» STATED PROBLEM:
Check every line below for the word "Reproduce" and show those that hold it.

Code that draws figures
+===+

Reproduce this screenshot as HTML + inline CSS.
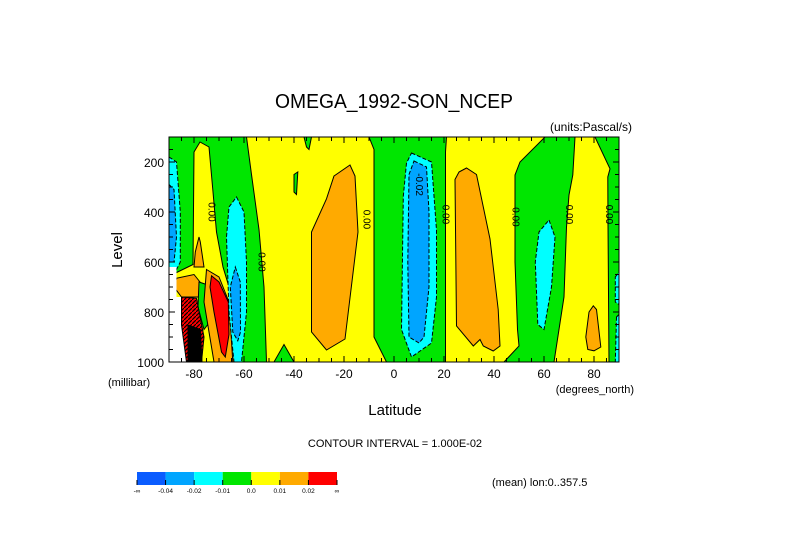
<!DOCTYPE html>
<html><head><meta charset="utf-8">
<style>
html,body{margin:0;padding:0;background:#fff;}
svg{display:block;font-family:"Liberation Sans",sans-serif;}
</style></head>
<body>
<svg id="chart" width="789" height="558" viewBox="0 0 789 558" xmlns="http://www.w3.org/2000/svg">
<text x="394" y="108" font-size="20" text-anchor="middle" font-weight="normal" textLength="238" lengthAdjust="spacingAndGlyphs">OMEGA_1992-SON_NCEP</text>
<text x="632" y="131" font-size="12" text-anchor="end">(units:Pascal/s)</text>
<g id="plot"></g>
<text x="0" y="0" font-size="15" text-anchor="middle" transform="translate(122,250) rotate(-90)">Level</text>
<text x="108" y="386" font-size="11">(millibar)</text>
<text x="634" y="393" font-size="11" text-anchor="end">(degrees_north)</text>
<text x="395" y="415" font-size="15" text-anchor="middle">Latitude</text>
<text x="395" y="447" font-size="11" text-anchor="middle">CONTOUR INTERVAL = 1.000E-02</text>
<text x="492" y="486" font-size="11">(mean) lon:0..357.5</text>
<g id="cbar"></g>
</svg>
<script>
// ---- data ----
const levelColors = ["#0a5cff","#00a5ff","#00ffff","#00e600","#ffff00","#ffaa00","#ff0000"];
const colorbarLabels = ["-\u221e","-0.04","-0.02","-0.01","0.0","0.01","0.02","\u221e"];
const xTicks = [-80,-60,-40,-20,0,20,40,60,80];
const yTicks = [200,400,600,800,1000];
// contour regions: [lat, level] pairs
const yellowA = [[-59,100],[-10,100],[-8,150],[-8,500],[-8,900],[-3,1000],[-40,1000],[-44,930],[-48,1000],[-51,1000],[-52,700],[-54,470],[-57,250]];
const greenSpotA = [[-40,250],[-38.5,240],[-39,330],[-40,320]];
const greenSpotB = [[-36,100],[-33,100],[-34,150],[-35,140]];
const orangeA = [[-24,256],[-17.6,212],[-15.6,256],[-14.4,480],[-19.6,908],[-27,952],[-33,880],[-33,480],[-27,347]];
const yellowLeft = [[-80,160],[-77.6,120],[-74,140],[-72.4,320],[-71,480],[-68.4,620],[-66,700],[-64,1000],[-90,1000],[-90,700],[-88.6,650],[-80.4,610]];
const orangeSmall = [[-78,500],[-77.5,520],[-76,620],[-80,620],[-79.5,560]];
const orangeBand = [[-87,665],[-80,650],[-76,700],[-76,740],[-85,740],[-88,700]];
const greenLeftStrip = [[-78,680],[-75,690],[-74.5,850],[-76,870],[-78.4,780]];
const orangeRed = [[-75,630],[-70,660],[-66,760],[-64.5,1000],[-72,1000],[-76,760]];
const redA = [[-73,655],[-70,680],[-66.3,760],[-66,890],[-67.5,980],[-69,960],[-72,800],[-73.6,700]];
const cyanLeft = [[-90,180],[-87,200],[-85.5,400],[-85.5,600],[-88,650],[-90,650]];
const blueLeft = [[-90,290],[-88,310],[-87,500],[-88,600],[-90,600]];
const whiteLeft = [[-90,620],[-87,620],[-87,740],[-85,740],[-85,852],[-83,852],[-83,1000],[-90,1000]];
const hatchLeft = [[-85,740],[-79,745],[-76,900],[-77,1000],[-83,1000],[-85,852]];
const blackLeft = [[-82.4,852],[-77.5,870],[-76.8,1000],[-82.4,1000]];
const cyanB = [[-63,340],[-60,400],[-59,600],[-59,800],[-61,1000],[-64,1000],[-66,800],[-67,500],[-66,380]];
const blueB = [[-63.5,620],[-61.5,680],[-61.4,880],[-62.5,915],[-64.5,880],[-65.5,700]];
const cyanC = [[7,164],[15,200],[17,472],[17,740],[15,924],[7,980],[3,870],[3.7,337],[5,204]];
const blueC = [[8,196],[13,220],[14,400],[14,700],[12,900],[10,924],[6,900],[5.5,600],[6,250]];
const yellowB = [[21,100],[80.4,100],[86.4,227],[85.5,260],[85.6,447],[86,1000],[20.6,1000],[20.6,160]];
const greenB = [[60.4,100],[72.4,100],[71.5,252],[70,332],[69,460],[68,740],[64,1000],[44,1000],[50,936],[49.4,870],[48.4,600],[48.4,252],[50.4,200]];
const orangeB = [[26,240],[29,224],[33,250],[38.4,508],[41.7,790],[42.4,936],[39.7,956],[35.7,936],[34.4,910],[31.7,936],[25,856],[24.4,270]];
const cyanD = [[62,432],[64.4,500],[63,700],[60,870],[57.5,850],[56.5,600],[58,480]];
const orangeC = [[79.7,775],[81,790],[82.7,940],[80,955],[77.5,950],[76.7,900],[78,800]];
const cyanEdge1 = [[88.5,660],[90,640],[90,770],[88.5,760]];
const cyanEdge2 = [[89,820],[90,810],[90,1000],[88.5,1000]];
const contourLabels = [["0.00",-73,400],["0.00",-53,600],["0.00",-11,430],["-0.02",10,290],["0.00",20.5,410],["0.00",48.5,420],["0.00",70,410],["0.00",86,410]];

// ---- axes ----
const X0=169, X1=619, Y0=137, Y1=362;
const xs = lat => X0 + (lat+90)*(X1-X0)/180;
const ys = lev => Y0 + (lev-100)*(Y1-Y0)/900;
const NS="http://www.w3.org/2000/svg";
const plot=document.getElementById('plot');
function mk(tag,parent){const e=document.createElementNS(NS,tag);parent.appendChild(e);return e;}

const clip=mk('clipPath',plot);clip.setAttribute('id','pc');
const cr=mk('rect',clip);cr.setAttribute('x',X0);cr.setAttribute('y',Y0);cr.setAttribute('width',X1-X0);cr.setAttribute('height',Y1-Y0);
const defs=mk('defs',plot);
const pat=mk('pattern',defs);pat.setAttribute('id','hatch');pat.setAttribute('width','4');pat.setAttribute('height','4');pat.setAttribute('patternUnits','userSpaceOnUse');
const pr=mk('rect',pat);pr.setAttribute('width','4');pr.setAttribute('height','4');pr.setAttribute('fill','#ff0000');
const pl=mk('path',pat);pl.setAttribute('d','M0,4 L4,0');pl.setAttribute('stroke','#000');pl.setAttribute('stroke-width','1.2');

const g=mk('g',plot);g.setAttribute('clip-path','url(#pc)');
const bg=mk('rect',g);


bg.setAttribute('x',X0);bg.setAttribute('y',Y0);bg.setAttribute('width',X1-X0);bg.setAttribute('height',Y1-Y0);bg.setAttribute('fill',levelColors[3]);

const regions=[
 ['yellow-region-sh',yellowA,4,false],['green-spot-a',greenSpotA,3,false],['green-spot-b',greenSpotB,3,false],
 ['orange-region-sh',orangeA,5,false],['yellow-region-polar-south',yellowLeft,4,false],['orange-small-region',orangeSmall,5,false],
 ['orange-band-south',orangeBand,5,false],
 ['green-strip-south',greenLeftStrip,3,false],['orange-around-red',orangeRed,5,false],['red-region',redA,6,false],
 ['cyan-region-left',cyanLeft,2,true],['blue-region-left',blueLeft,1,true],['white-region-left',whiteLeft,-1,false],
 ['hatched-region-left',hatchLeft,-2,false],['black-region-left',blackLeft,-3,false],
 ['cyan-region-b',cyanB,2,true],['blue-region-b',blueB,1,true],['cyan-region-equator',cyanC,2,true],['blue-region-equator',blueC,1,true],
 ['yellow-region-nh',yellowB,4,false],['green-region-nh',greenB,3,false],['orange-region-nh',orangeB,5,false],
 ['cyan-region-d',cyanD,2,true],['orange-region-arctic',orangeC,5,false],['cyan-edge-1',cyanEdge1,2,true],['cyan-edge-2',cyanEdge2,2,true]
];
regions.forEach(r=>{
  const p=mk('polygon',g);
  
  
  p.setAttribute('points',r[1].map(d=>xs(d[0]).toFixed(1)+','+ys(d[1]).toFixed(1)).join(' '));
  const c=r[2];
  p.setAttribute('fill',c>=0?levelColors[c]:(c===-1?'#fff':(c===-2?'url(#hatch)':'#000')));
  p.setAttribute('stroke',c===-1?'none':'#000');p.setAttribute('stroke-width','1');
  if(r[3])p.setAttribute('stroke-dasharray','4,2');
});
contourLabels.forEach(l=>{
  const t=mk('text',g);
  
  
  t.setAttribute('font-size','10');t.setAttribute('text-anchor','middle');
  t.setAttribute('transform','translate('+xs(l[1]).toFixed(1)+','+ys(l[2]).toFixed(1)+') rotate(90)');
  t.setAttribute('y','3');
  t.textContent=l[0];
});
const frame=mk('rect',plot);


frame.setAttribute('x',X0);frame.setAttribute('y',Y0);frame.setAttribute('width',X1-X0);frame.setAttribute('height',Y1-Y0);frame.setAttribute('fill','none');frame.setAttribute('stroke','#000');

let d='';
for(let lat=-85;lat<90;lat+=5){const x=xs(lat);const L=(lat%20===0)?6:4;d+=`M${x},${Y1}v${-L}M${x},${Y0}v${L}`;}
for(let lev=150;lev<1000;lev+=50){const y=ys(lev);const L=(lev%200===0)?6:4;d+=`M${X0},${y}h${L}M${X1},${y}h${-L}`;}
const tk=mk('path',plot);


tk.setAttribute('d',d);tk.setAttribute('stroke','#000');tk.setAttribute('fill','none');

xTicks.forEach(v=>{
  const t=mk('text',plot);
  
  
  t.setAttribute('x',xs(v));t.setAttribute('y',ys(1000)+16);t.setAttribute('font-size','12');t.setAttribute('text-anchor','middle');
  t.textContent=v;
});
yTicks.forEach(v=>{
  const t=mk('text',plot);
  
  
  t.setAttribute('x',X0-5);t.setAttribute('y',ys(v)+5);t.setAttribute('font-size','12');t.setAttribute('text-anchor','end');
  t.textContent=v;
});

// colorbar
const cb=document.getElementById('cbar');
const CBX=137, CBW=200, CBY=472, CBH=13, n=levelColors.length;
levelColors.forEach((c,i)=>{
  const r=mk('rect',cb);
  
  
  r.setAttribute('x',CBX+i*CBW/n);r.setAttribute('y',CBY);r.setAttribute('width',CBW/n);r.setAttribute('height',CBH);r.setAttribute('fill',c);
});
let cd='';
colorbarLabels.forEach((l,i)=>{
  const x=CBX+i*CBW/n;cd+=`M${x},${CBY+CBH-5}v5`;
  const t=mk('text',cb);
  
  
  t.setAttribute('x',x);t.setAttribute('y',CBY+CBH+8);t.setAttribute('font-size','6.5');t.setAttribute('text-anchor','middle');
  t.textContent=l;
});
const cbt=mk('path',cb);


cbt.setAttribute('d',cd);cbt.setAttribute('stroke','#000');
</script>
</body></html>
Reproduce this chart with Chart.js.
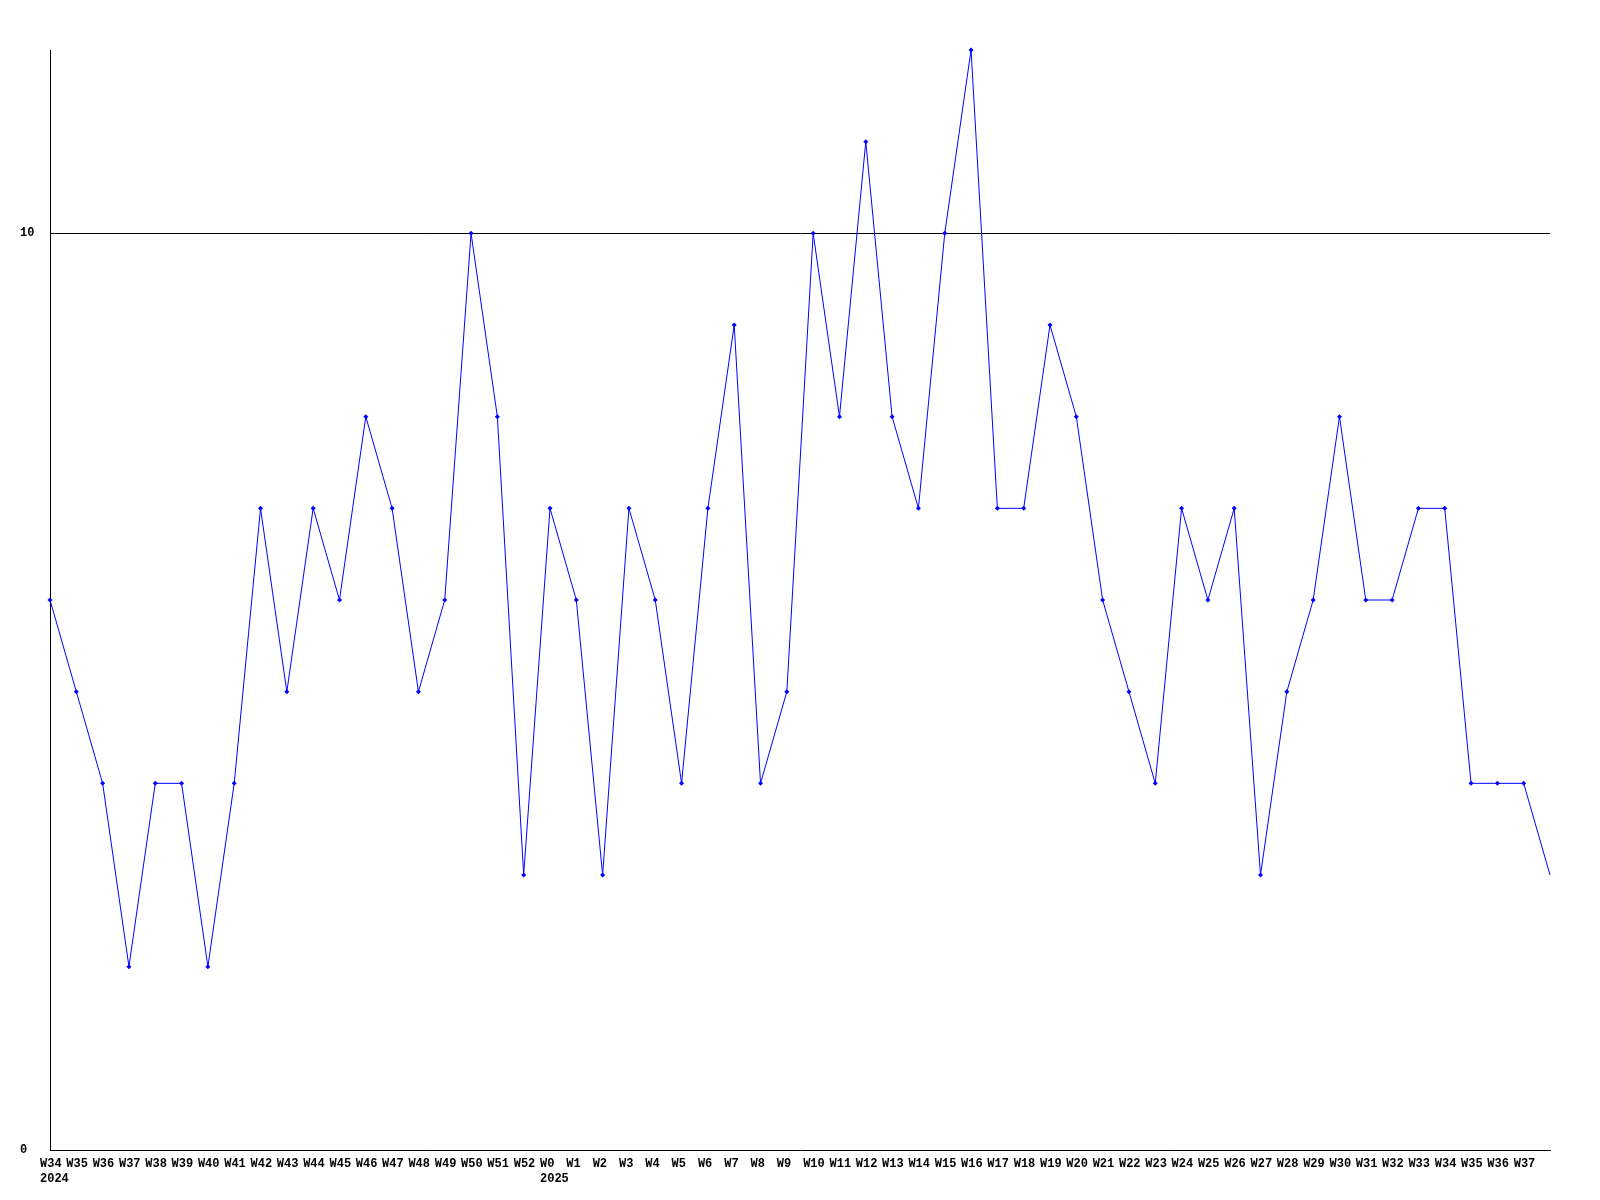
<!DOCTYPE html>
<html>
<head>
<meta charset="utf-8">
<script src="https://cdn.jsdelivr.net/npm/chart.js@4/dist/chart.umd.min.js"></script>
<style>
  html, body { margin: 0; padding: 0; background: #ffffff; }
  #wrap { width: 1600px; height: 1200px; position: relative; }
</style>
</head>
<body>
<div id="wrap"><canvas id="c" width="1600" height="1200"></canvas></div>
<script>
const weekLabels = ['W34','W35','W36','W37','W38','W39','W40','W41','W42','W43','W44','W45','W46','W47','W48','W49','W50','W51','W52',
  'W0','W1','W2','W3','W4','W5','W6','W7','W8','W9','W10','W11','W12','W13','W14','W15','W16','W17','W18','W19','W20',
  'W21','W22','W23','W24','W25','W26','W27','W28','W29','W30','W31','W32','W33','W34','W35','W36','W37',''];
const yearMarks = { 0: '2024', 19: '2025' };
const values = [6,5,4,2,4,4,2,4,7,5,7,6,8,7,5,6,10,8,3,
  7,6,3,7,6,4,7,9,4,5,10,8,11,8,7,10,12,7,7,9,8,6,5,4,7,6,7,3,5,6,8,6,6,7,7,4,4,4,3];
const yTicks = [0, 10];
const yMax = 12;

const labels = weekLabels.map((w, i) => yearMarks[i] ? [w, yearMarks[i]] : w);
const pointRadii = values.map((v, i) => i === values.length - 1 ? 0 : 2.5);

const font = { family: '"Liberation Mono", "DejaVu Sans Mono", monospace', size: 12, weight: 'bold', lineHeight: 1.25 };

new Chart(document.getElementById('c'), {
  type: 'line',
  data: {
    labels: labels,
    datasets: [{
      data: values,
      borderColor: '#0000ff',
      backgroundColor: '#0000ff',
      borderWidth: 1,
      tension: 0,
      pointStyle: 'rectRot',
      pointRadius: pointRadii,
      pointBorderWidth: 0,
      pointBackgroundColor: '#0000ff',
      clip: false
    }]
  },
  options: {
    responsive: false,
    animation: false,
    devicePixelRatio: 1,
    layout: { padding: { left: 20, top: 50, right: 50, bottom: 0 } },
    plugins: { legend: { display: false }, tooltip: { enabled: false } },
    scales: {
      x: {
        type: 'category',
        offset: false,
        grid: { display: false, drawTicks: false },
        border: { display: true, color: '#000000', width: 1 },
        ticks: {
          autoSkip: false,
          maxRotation: 0,
          minRotation: 0,
          align: 'start',
          labelOffset: -10,
          padding: 6,
          color: '#000000',
          font: font
        },
        afterFit(scale) { scale.height = 50; }
      },
      y: {
        type: 'linear',
        min: 0,
        max: yMax,
        afterBuildTicks(scale) { scale.ticks = yTicks.map(v => ({ value: v })); },
        grid: {
          drawTicks: false,
          color: ctx => (ctx.tick && ctx.tick.value === 10) ? '#000000' : 'rgba(0,0,0,0)',
          lineWidth: 1
        },
        border: { display: true, color: '#000000', width: 1 },
        ticks: {
          crossAlign: 'far',
          padding: 0,
          color: '#000000',
          font: font
        },
        afterFit(scale) { scale.width = 30; }
      }
    }
  }
});
</script>
</body>
</html>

+===+

» CORRECT OUTPUT:
Reproduce this screenshot as HTML + inline CSS.
Reproduce this chart with Chart.js.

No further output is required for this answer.